I dont know how recent this list is, but Silicon.com has put together a list of the top agenda setters in 2003 for the technology industry. All the usual suspects are in there -- Steve Jobs and Bill Gates top the list. The rest of the group includes everyone from Linus Torvalds to Carly Fiorina to Time Berners-Lee to Sir John Sulston. The interesting part is that the top-10 includes two names that I would not have expected in this group -- at no:4, Hu Jintao and at no:8 Atal Behari Vajpayee -- and yes, they place above names like Rupert Murdoch, Arun Sarin, Jeff Bezos etc. This is clearly indicative of the importance the tech industry places on India and China.

With China, size is everything and a population of some 1.3 billion people means the modernisation of Chinese society will turn the country into the most lucrative technology market in the world. The country already has 300 million mobile phone users - twice that of the US.

The profile of Vajpayee includes the following lines -- India's boom - largely engineered by Vajpayee - means some analysts are predicting the country could face its own IT skills crisis over the next five years. Initiatives introduced by Vajpayee include generous tax incentives for outsourcers investing in call centres and computer technology, technology parks and plans for a national fibre optics telephony infrastructure.

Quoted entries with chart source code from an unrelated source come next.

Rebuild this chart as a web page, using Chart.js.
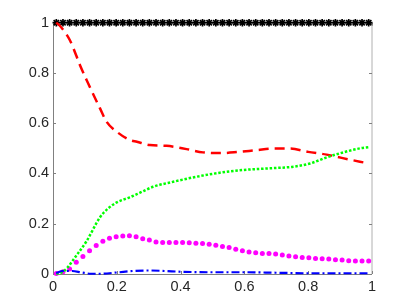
<!DOCTYPE html>
<html>
<head>
<meta charset="utf-8">
<script src="https://cdn.jsdelivr.net/npm/chart.js@4/dist/chart.umd.min.js"></script>
<style>
html,body{margin:0;padding:0;background:#fff;}
#wrap{width:411px;height:308px;}
</style>
</head>
<body>
<div id="wrap"><canvas id="c" width="411" height="308"></canvas></div>
<script>
// Bin centres (48 bins on [0,1])
const binX = Array.from({length:48}, (_, k) => (k + 0.5) / 48);
const starY = new Array(48).fill(1);
const magentaY = [0.002,0.009,0.02,0.047,0.07,0.093,0.113,0.13,0.142,0.148,0.151,0.152,
  0.148,0.14,0.135,0.127,0.125,0.125,0.125,0.125,0.124,0.122,0.121,0.118,
  0.114,0.109,0.105,0.098,0.093,0.088,0.085,0.082,0.082,0.08,0.076,0.072,
  0.069,0.066,0.065,0.062,0.061,0.06,0.057,0.056,0.053,0.052,0.052,0.052];

const redX = [0.01,0.02,0.053,0.085,0.106,0.147,0.168,0.2,0.241,0.263,0.304,0.356,0.419,0.47,0.523,0.576,0.639,0.69,0.743,0.8,0.858,0.905,0.962,0.99];
const redY = [1,0.99,0.93,0.83,0.77,0.66,0.606,0.566,0.533,0.526,0.513,0.51,0.497,0.484,0.481,0.485,0.493,0.499,0.499,0.486,0.475,0.462,0.447,0.44];

const greenX = [0.01,0.03,0.045,0.06,0.08,0.105,0.147,0.173,0.2,0.24,0.267,0.314,0.377,0.45,0.523,0.597,0.67,0.753,0.806,0.858,0.91,0.962,0.99];
const greenY = [0,0.008,0.025,0.05,0.085,0.13,0.225,0.261,0.285,0.305,0.32,0.347,0.367,0.387,0.403,0.414,0.42,0.427,0.44,0.464,0.484,0.5,0.505];

const blueX = [0.01,0.03,0.06,0.09,0.12,0.15,0.2,0.25,0.3,0.35,0.4,0.5,0.6,0.7,0.8,0.9,0.99];
const blueY = [0.004,0.012,0.012,0.006,0.001,0.001,0.006,0.012,0.014,0.012,0.009,0.007,0.007,0.005,0.003,0.003,0.003];

const xTicks = [0,0.2,0.4,0.6,0.8,1];
const yTicks = [0,0.2,0.4,0.6,0.8,1];

const pts = (xs, ys) => xs.map((x, i) => ({x: x, y: ys[i]}));
const fmt = v => String(Math.round(v * 10) / 10);

const boxPlugin = {
  id: 'box',
  beforeDatasetsDraw(chart) {
    const {ctx, chartArea: a, scales} = chart;
    ctx.save();
    ctx.strokeStyle = '#808080';
    ctx.lineWidth = 1;
    ctx.beginPath();
    ctx.moveTo(Math.floor(a.left) + 0.5, a.top);
    ctx.lineTo(Math.floor(a.left) + 0.5, a.bottom);
    ctx.moveTo(a.left, Math.floor(a.bottom) + 0.5);
    ctx.lineTo(a.right, Math.floor(a.bottom) + 0.5);
    ctx.moveTo(a.left, a.top);
    ctx.lineTo(a.right, a.top);
    ctx.stroke();
    ctx.strokeStyle = '#b0b0b0';
    ctx.beginPath();
    ctx.moveTo(a.right, a.top);
    ctx.lineTo(a.right, a.bottom);
    ctx.stroke();
    ctx.strokeStyle = '#808080';
    ctx.beginPath();
    const L = 3;
    yTicks.forEach(v => {
      const y = Math.round(scales.y.getPixelForValue(v)) + 0.5;
      ctx.moveTo(a.left, y); ctx.lineTo(a.left + L, y);
      ctx.moveTo(a.right, y); ctx.lineTo(a.right - L, y);
    });
    xTicks.forEach(v => {
      const x = Math.round(scales.x.getPixelForValue(v)) + 0.5;
      ctx.moveTo(x, a.bottom); ctx.lineTo(x, a.bottom - L);
      ctx.moveTo(x, a.top); ctx.lineTo(x, a.top + L);
    });
    ctx.stroke();
    ctx.restore();
  }
};

new Chart(document.getElementById('c'), {
  type: 'scatter',
  data: {
    datasets: [
      {
        data: pts(blueX, blueY), showLine: true, borderColor: '#0000ff', borderWidth: 2.2,
        borderDash: [8,3,2,3], pointRadius: 0, cubicInterpolationMode: 'monotone', clip: false
      },
      {
        data: pts(greenX, greenY), showLine: true, borderColor: '#00ff00', borderWidth: 2.5,
        borderDash: [2.5,1.8], pointRadius: 0, cubicInterpolationMode: 'monotone', clip: false
      },
      {
        data: pts(redX, redY), showLine: true, borderColor: '#ff0000', borderWidth: 2.5,
        borderDash: [10,6], pointRadius: 0, cubicInterpolationMode: 'monotone', clip: false
      },
      {
        data: pts(binX, magentaY), showLine: false, pointRadius: 2.5, pointStyle: 'circle',
        backgroundColor: '#ff00ff', borderColor: '#ff00ff', borderWidth: 0, clip: false
      },
      {
        data: pts(binX, starY), showLine: false, pointRadius: 3.8, pointStyle: 'star',
        backgroundColor: '#000', borderColor: '#000', borderWidth: 1.7, clip: false
      }
    ]
  },
  options: {
    responsive: false,
    animation: false,
    events: [],
    layout: {padding: {top: 22.7, right: 39, left: 0, bottom: 0}},
    plugins: {legend: {display: false}, tooltip: {enabled: false}},
    scales: {
      x: {
        type: 'linear', min: 0, max: 1,
        grid: {display: false, drawTicks: false, tickLength: 0}, border: {display: false},
        afterBuildTicks: s => { s.ticks = xTicks.map(v => ({value: v})); },
        afterFit: s => { s.height = 34; },
        ticks: {color: '#262626', padding: 4, maxRotation: 0, callback: fmt,
          font: {family: 'Liberation Sans', size: 14.5}}
      },
      y: {
        type: 'linear', min: 0, max: 1,
        grid: {display: false, drawTicks: false, tickLength: 0}, border: {display: false},
        afterBuildTicks: s => { s.ticks = yTicks.map(v => ({value: v})); },
        afterFit: s => { s.width = 53; },
        ticks: {color: '#262626', padding: 4, callback: fmt,
          font: {family: 'Liberation Sans', size: 14.5}}
      }
    }
  },
  plugins: [boxPlugin]
});
</script>
</body>
</html>
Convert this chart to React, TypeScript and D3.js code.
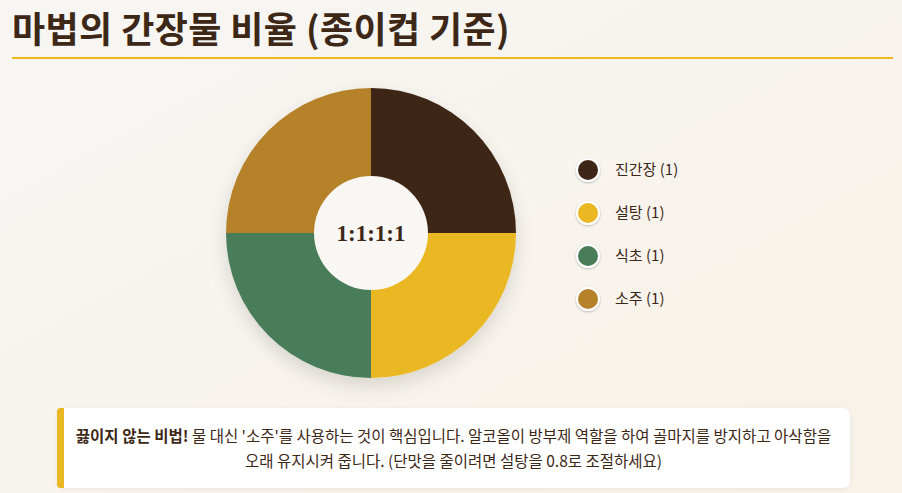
import React from "react";
import * as d3 from "d3";

const title = "마법의 간장물 비율 (종이컵 기준)";
const categories = ["진간장", "설탕", "식초", "소주"];
const values = [1, 1, 1, 1];
const colors = ["#3d2615", "#e9b824", "#4a7c59", "#b5822a"];
const centerLabel = "1:1:1:1";
const noteBold = "끓이지 않는 비법!";
const noteLine1 = " 물 대신 '소주'를 사용하는 것이 핵심입니다. 알코올이 방부제 역할을 하여 골마지를 방지하고 아삭함을";
const noteLine2 = "오래 유지시켜 줍니다. (단맛을 줄이려면 설탕을 0.8로 조절하세요)";

const W = 902;
const H = 493;
const FONT = "'Noto Sans CJK KR', 'Noto Sans', sans-serif";
const TEXT = "#3d2817";

export default function App() {
  const cx = 371, cy = 233, R = 145, r = 57;
  const pie = d3.pie<number>().sort(null).value((d) => d)(values);
  const arc = d3.arc<d3.PieArcDatum<number>>().innerRadius(0).outerRadius(R);
  const legendY = d3.scalePoint<string>().domain(categories).range([170, 299]);

  return (
    <svg width={W} height={H} style={{ position: "absolute", left: 0, top: 0, display: "block" }}>
      <defs>
        <linearGradient id="bg" x1="0" y1="0" x2="1" y2="1">
          <stop offset="0" stopColor="#f7f6f3" />
          <stop offset="1" stopColor="#f8f2e8" />
        </linearGradient>
        <filter id="pieShadow" x="-30%" y="-30%" width="160%" height="160%">
          <feDropShadow dx="0" dy="8" stdDeviation="9" floodColor="#000" floodOpacity="0.13" />
        </filter>
        <filter id="dotShadow" x="-50%" y="-50%" width="200%" height="200%">
          <feDropShadow dx="0" dy="1" stdDeviation="1.2" floodColor="#000" floodOpacity="0.25" />
        </filter>
        <filter id="boxShadow" x="-10%" y="-30%" width="120%" height="160%">
          <feDropShadow dx="0" dy="1" stdDeviation="2" floodColor="#000" floodOpacity="0.06" />
        </filter>
      </defs>
      <rect x={0} y={0} width={W} height={H} fill="url(#bg)" />
      <text x={12} y={43} fontFamily={FONT} fontWeight={700} fontSize={36} letterSpacing={0.4} fill={TEXT}>
        {title}
      </text>
      <rect x={12} y={57} width={881} height={2} fill="#f0b91a" />

      <g transform={`translate(${cx},${cy})`}>
        <g filter="url(#pieShadow)">
          {pie.map((d, i) => (
            <path key={i} d={arc(d) || ""} fill={colors[i]} />
          ))}
        </g>
        <circle r={r} fill="#f9f7f3" />
        <text
          y={0}
          dy="0.35em"
          textAnchor="middle"
          fontFamily="'Liberation Serif', 'DejaVu Serif', serif"
          fontWeight={700}
          fontSize={23}
          fill={TEXT}
        >
          {centerLabel}
        </text>
      </g>

      <g>
        {categories.map((c, i) => (
          <g key={c} transform={`translate(588,${legendY(c)})`}>
            <circle r={11} fill={colors[i]} stroke="#fff" strokeWidth={2} filter="url(#dotShadow)" />
            <text x={27} dy="0.35em" fontFamily={FONT} fontSize={15} fill={TEXT}>
              {c} ({values[i]})
            </text>
          </g>
        ))}
      </g>

      <g filter="url(#boxShadow)">
        <rect x={57} y={408} width={793} height={80} rx={7} fill="#ffffff" />
      </g>
      <path d="M64,408 H60 Q57,408 57,413 V483 Q57,488 60,488 H64 Z" fill="#e9b824" />
      <rect x={57} y={410} width={3} height={76} fill="#e9b824" />
      <text x={453.5} y={442} textAnchor="middle" fontFamily={FONT} fontSize={15.5} fill={TEXT}>
        <tspan fontWeight={700}>{noteBold}</tspan>
        <tspan>{noteLine1}</tspan>
      </text>
      <text x={453.5} y={467} textAnchor="middle" fontFamily={FONT} fontSize={15.5} fill={TEXT}>
        {noteLine2}
      </text>
    </svg>
  );
}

The Indian boom engineered by Vajpayee??? I am not sure I would too many Indian techies who would buy that one. A large part of the Indian IT industry's success has been precisely because the government stayed out of it. Of course, the govt has provided tax sops and so on, but does that have anything to do with Vajpayee? I am not really sure he understands technology the way a Chandrababu Naidu does (and I am surprised Naidu did not make the cut here). I believe the best thing Vajpayee has done is to stay out of the way and let his far more competent underlings handle things.

The other politicians on the list include Mario Monti, Christian Ude (the mayor of Munich) and David Blunkett (for some of his Orwellian ideas).